As Mr Mantashe took office, J&P appealed to him to exercise his discretion under Section 49 of the Minerals and Petroleum Resources Development Act to prohibit the granting of any prospecting and mining rights in designated water-catchment areas and other areas of critical biodiversity importance.
The Marico River Catchment
Applications for mining and prospecting have, for example, been authorised for the Marico River catchment, which provides water to thousands of people in the country.
J&P is deeply concerned about the irreversible environmental consequences of such practices, which are often undertaken in favour of short-term economic returns.
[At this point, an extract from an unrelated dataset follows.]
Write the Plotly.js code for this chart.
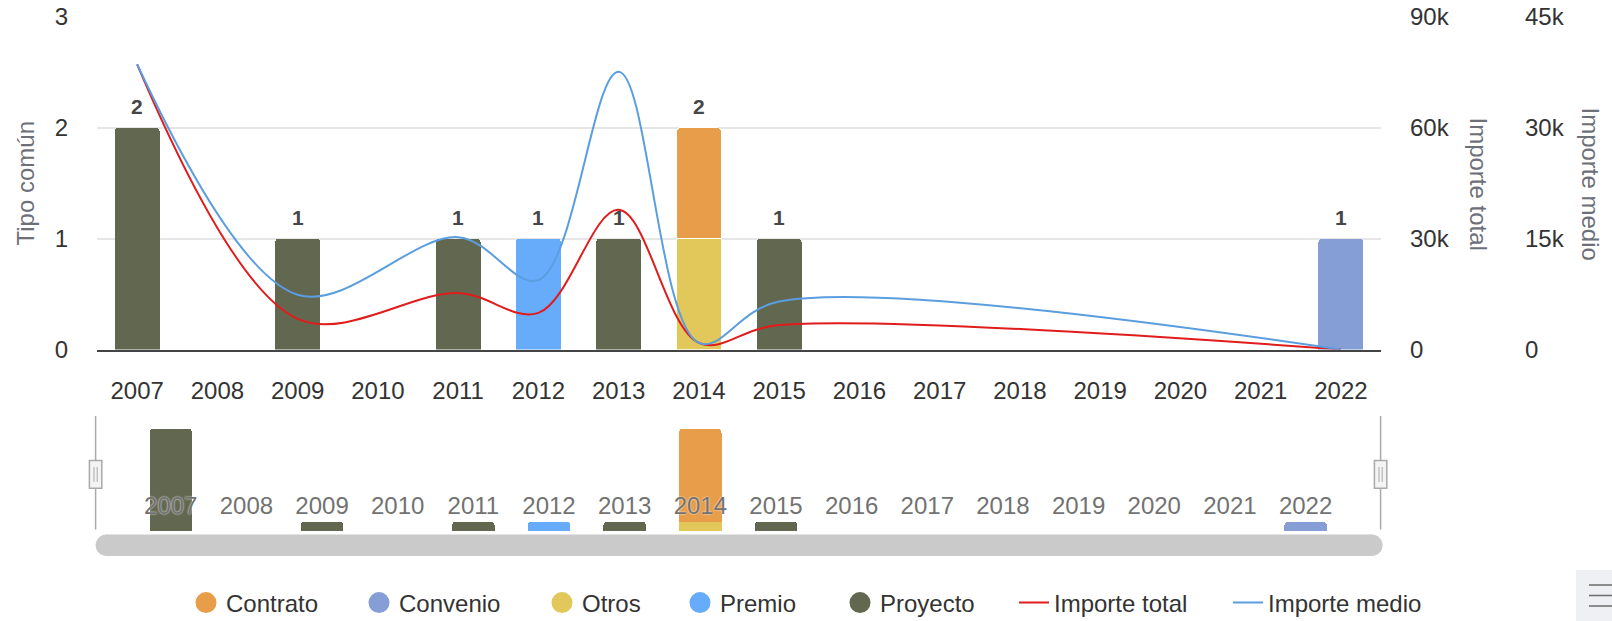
<!DOCTYPE html>
<html>
<head>
<meta charset="utf-8">
<script src="https://cdn.plot.ly/plotly-3.0.1.min.js"></script>
<style>
html,body{margin:0;padding:0;background:#fff;}
#chart{width:1612px;height:621px;}
</style>
</head>
<body>
<div id="chart"></div>
<script>
// ---------- data ----------
const years = ['2007','2008','2009','2010','2011','2012','2013','2014','2015','2016','2017','2018','2019','2020','2021','2022'];
const contrato = [null,null,null,null,null,null,null,1,null,null,null,null,null,null,null,null];
const convenio = [null,null,null,null,null,null,null,null,null,null,null,null,null,null,null,1];
const otros    = [null,null,null,null,null,null,null,1,null,null,null,null,null,null,null,null];
const premio   = [null,null,null,null,null,1,null,null,null,null,null,null,null,null,null,null];
const proyecto = [2,null,1,null,1,null,1,null,1,null,null,null,null,null,null,null];
const importeTotal = [77200,null,8300,null,15300,9900,37800,1800,6600,null,null,null,null,null,null,0];
const importeMedio = [38600,null,7400,null,15200,9400,37600,900,6500,null,null,null,null,null,null,0];
const leftTicks = [0,1,2,3];
const totalTicks = [0,30000,60000,90000];
const totalTickText = ['0','30k','60k','90k'];
const medioTicks = [0,15000,30000,45000];
const medioTickText = ['0','15k','30k','45k'];

const colors = {
  Contrato:'#e79d4a', Convenio:'#859fd6', Otros:'#e2c75a', Premio:'#66acfa', Proyecto:'#626850',
  total:'#e01c1c', medio:'#5a9ee0'
};

// ---------- geometry helpers (decoration only) ----------
const L = 97, R = 30, T = 17, B = 90, FW = 1612, FH = 621;
const W = FW - L - R, H = FH - T - B;
const X = px => (px - L) / W;
const Y = py => (FH - B - py) / H;

const FONT = 'Liberation Sans, Arial, Helvetica, sans-serif';
const FS = 24;

const series = [
  ['Proyecto', proyecto], ['Premio', premio], ['Otros', otros], ['Contrato', contrato], ['Convenio', convenio]
];

const traces = [];
// main bars
series.forEach(([name, vals]) => {
  traces.push({
    type:'bar', name, x: years, y: vals, xaxis:'x', yaxis:'y',
    marker:{color: colors[name], line:{color:'#ffffff', width: (name==='Otros'||name==='Contrato')?1:0}},
    showlegend:false, hoverinfo:'x+y+name'
  });
});
// navigator bars
series.forEach(([name, vals]) => {
  traces.push({
    type:'bar', name, x: years, y: vals, xaxis:'x2', yaxis:'y4',
    marker:{color: colors[name]}, showlegend:false, hoverinfo:'skip'
  });
});
// legend entries: one legend per entry to reproduce the spacing
const legendNames = ['Contrato','Convenio','Otros','Premio','Proyecto','Importe total','Importe medio'];
const legendTextStart = [228, 401, 584, 722, 882, 1056, 1270];
const legendKeys = legendNames.map((_, i) => i === 0 ? 'legend' : 'legend' + (i + 1));
['Contrato','Convenio','Otros','Premio','Proyecto'].forEach((name, i) => {
  traces.push({
    type:'scatter', mode:'markers', name, x:[null], y:[null], xaxis:'x2', yaxis:'y4',
    marker:{color: colors[name], size:16, symbol:'circle', line:{color: colors[name], width:5}},
    legend: legendKeys[i], showlegend:true, hoverinfo:'skip'
  });
});
// lines
traces.push({
  type:'scatter', mode:'lines', name:'Importe total', x: years, y: importeTotal,
  xaxis:'x', yaxis:'y2', connectgaps:true, legend: legendKeys[5],
  line:{color: colors.total, width:2, shape:'spline', smoothing:1}
});
traces.push({
  type:'scatter', mode:'lines', name:'Importe medio', x: years, y: importeMedio,
  xaxis:'x', yaxis:'y3', connectgaps:true, legend: legendKeys[6],
  line:{color: colors.medio, width:2, shape:'spline', smoothing:1}
});

// totals for labels (category axis: annotation x is the category index)
const totals = years.map((_, i) => [contrato, convenio, otros, premio, proyecto].reduce((a, arr) => a + (arr[i] || 0), 0));
const annotations = [];
years.forEach((yr, i) => {
  if (totals[i] > 0) annotations.push({
    x: i, y: totals[i], xref:'x', yref:'y', text: String(totals[i]), showarrow:false,
    xanchor:'center', yanchor:'middle', yshift: 21, font:{family: FONT, size:21, color:'#464646', weight:'bold'}
  });
});
// axis titles
const titleFont = {family: FONT, size: FS, color:'#6e7079'};
annotations.push({xref:'paper', yref:'paper', x: X(25), y: Y(183.5), xanchor:'center', yanchor:'middle', text:'Tipo común', textangle:-90, showarrow:false, font: titleFont});
annotations.push({xref:'paper', yref:'paper', x: X(1478), y: Y(183.5), xanchor:'center', yanchor:'middle', text:'Importe total', textangle:90, showarrow:false, font: titleFont});
annotations.push({xref:'paper', yref:'paper', x: X(1590), y: Y(183.5), xanchor:'center', yanchor:'middle', text:'Importe medio', textangle:90, showarrow:false, font: titleFont});

// decoration shapes: navigator handles, scrollbar, menu button
const shapes = [];
const handleLine = '#aaaaaa';
[95.6, 1380.6].forEach(hx => {
  shapes.push({type:'line', xref:'paper', yref:'paper', x0:X(hx), x1:X(hx), y0:Y(416), y1:Y(529.5), line:{color:handleLine, width:1.5}});
  shapes.push({type:'rect', xref:'paper', yref:'paper', x0:X(hx-6.2), x1:X(hx+6.2), y0:Y(460.5), y1:Y(488.3), fillcolor:'#f4f4f4', line:{color:handleLine, width:1.5}});
  shapes.push({type:'line', xref:'paper', yref:'paper', x0:X(hx-1.6), x1:X(hx-1.6), y0:Y(467), y1:Y(482), line:{color:handleLine, width:1}});
  shapes.push({type:'line', xref:'paper', yref:'paper', x0:X(hx+1.6), x1:X(hx+1.6), y0:Y(467), y1:Y(482), line:{color:handleLine, width:1}});
});
const sbTop = 534.5, sbBot = 556, sbL = 95.6, sbR = 1382.6, rad = (sbBot - sbTop)/2;
shapes.push({type:'rect', xref:'paper', yref:'paper', x0:X(sbL+rad), x1:X(sbR-rad), y0:Y(sbBot), y1:Y(sbTop), fillcolor:'#cacaca', line:{width:0}});
shapes.push({type:'circle', xref:'paper', yref:'paper', x0:X(sbL), x1:X(sbL+2*rad), y0:Y(sbBot), y1:Y(sbTop), fillcolor:'#cacaca', line:{width:0}});
shapes.push({type:'circle', xref:'paper', yref:'paper', x0:X(sbR-2*rad), x1:X(sbR), y0:Y(sbBot), y1:Y(sbTop), fillcolor:'#cacaca', line:{width:0}});
// menu button
shapes.push({type:'rect', xref:'paper', yref:'paper', x0:X(1576), x1:X(1625), y0:Y(630), y1:Y(570), fillcolor:'#eef0f3', line:{width:0}});
[585, 595.5, 606].forEach(ly => {
  shapes.push({type:'line', xref:'paper', yref:'paper', x0:X(1589), x1:X(1614), y0:Y(ly), y1:Y(ly), line:{color:'#6b6b6b', width:1.5}});
});

const xDomain = [0, X(1381)];
const tickFont = {family: FONT, size: FS, color:'#333333'};
const layout = {
  width: FW, height: FH,
  margin:{l:L, r:R, t:T, b:B, pad:0},
  paper_bgcolor:'#ffffff', plot_bgcolor:'rgba(0,0,0,0)',
  font:{family: FONT, size: FS, color:'#333333'},
  barmode:'stack', bargap:0.44, barcornerradius:4,
  showlegend:true,
  xaxis:{type:'category', categoryorder:'array', categoryarray: years, range:[-0.5, years.length-0.5], domain: xDomain, anchor:'y',
    showgrid:false, showline:true, linecolor:'#444444', linewidth:2, ticks:'', ticklabelstandoff:19,
    tickfont: tickFont, fixedrange:true, zeroline:false},
  yaxis:{domain:[Y(349.5), 1], range:[0,3], tickvals: leftTicks, showgrid:true, gridcolor:'#e6e6e6', gridwidth:1.5,
    zeroline:false, showline:false, ticks:'', ticklabelstandoff:28, tickfont: tickFont, fixedrange:true},
  yaxis2:{overlaying:'y', side:'right', anchor:'x', range:[0,90000], tickvals: totalTicks, ticktext: totalTickText,
    showgrid:false, zeroline:false, showline:false, ticks:'', ticklabelstandoff:28, tickfont: tickFont, fixedrange:true},
  yaxis3:{overlaying:'y', side:'right', anchor:'free', position: X(1496), range:[0,45000], tickvals: medioTicks, ticktext: medioTickText,
    showgrid:false, zeroline:false, showline:false, ticks:'', ticklabelstandoff:28, tickfont: tickFont, fixedrange:true},
  xaxis2:{type:'category', categoryorder:'array', categoryarray: years, range:[-0.5, years.length-0.5], domain:[X(132.9), X(1343.4)], anchor:'y4',
    showgrid:false, showline:false, zeroline:false, ticks:'inside', ticklen:14, tickcolor:'rgba(0,0,0,0)', ticklabelposition:'inside',
    tickfont:{family: FONT, size: FS, color:'#727272', shadow:'0px 0px 2px #ffffff'}, fixedrange:true},
  yaxis4:{domain:[0, Y(428.7)], range:[0.9, 2.0], showticklabels:false, showgrid:false, zeroline:false, showline:false, ticks:'', fixedrange:true},
  annotations, shapes
};
legendKeys.forEach((k, i) => {
  layout[k] = {
    orientation:'h', xref:'container', yref:'container', x: (legendTextStart[i] - 42) / FW, xanchor:'left',
    y: 1 - 603 / FH, yanchor:'middle', font:{family: FONT, size: FS, color:'#333333'},
    bgcolor:'rgba(0,0,0,0)', borderwidth:0, itemsizing:'trace'
  };
});

Plotly.newPlot('chart', traces, layout, {displayModeBar:false, responsive:false});
</script>
</body>
</html>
Bishop Gabuza said that in a country which is now struggling with severe drought and other climate change problems, it is ethically irresponsible not to consider mining and other activities which have the potential to negatively affect the country’s water and food-security systems.
J&P also asked Mr Mantashe to work with other departments to close policy and enforcement gaps in relation to mine closures, especially in the coal and gold mines, which have significant water issues.
Decisive action is required to stop companies that offload and sell off marginal mines to small companies during the end of a mine’s life as an integral part of their closure strategies.
“The water crisis in Western Cape should send a warning both to the government and ourselves and our families that we need critical action to save and protect water as a scarce resource and as God’s precious gift to our nation,” Bishop Gabuza said.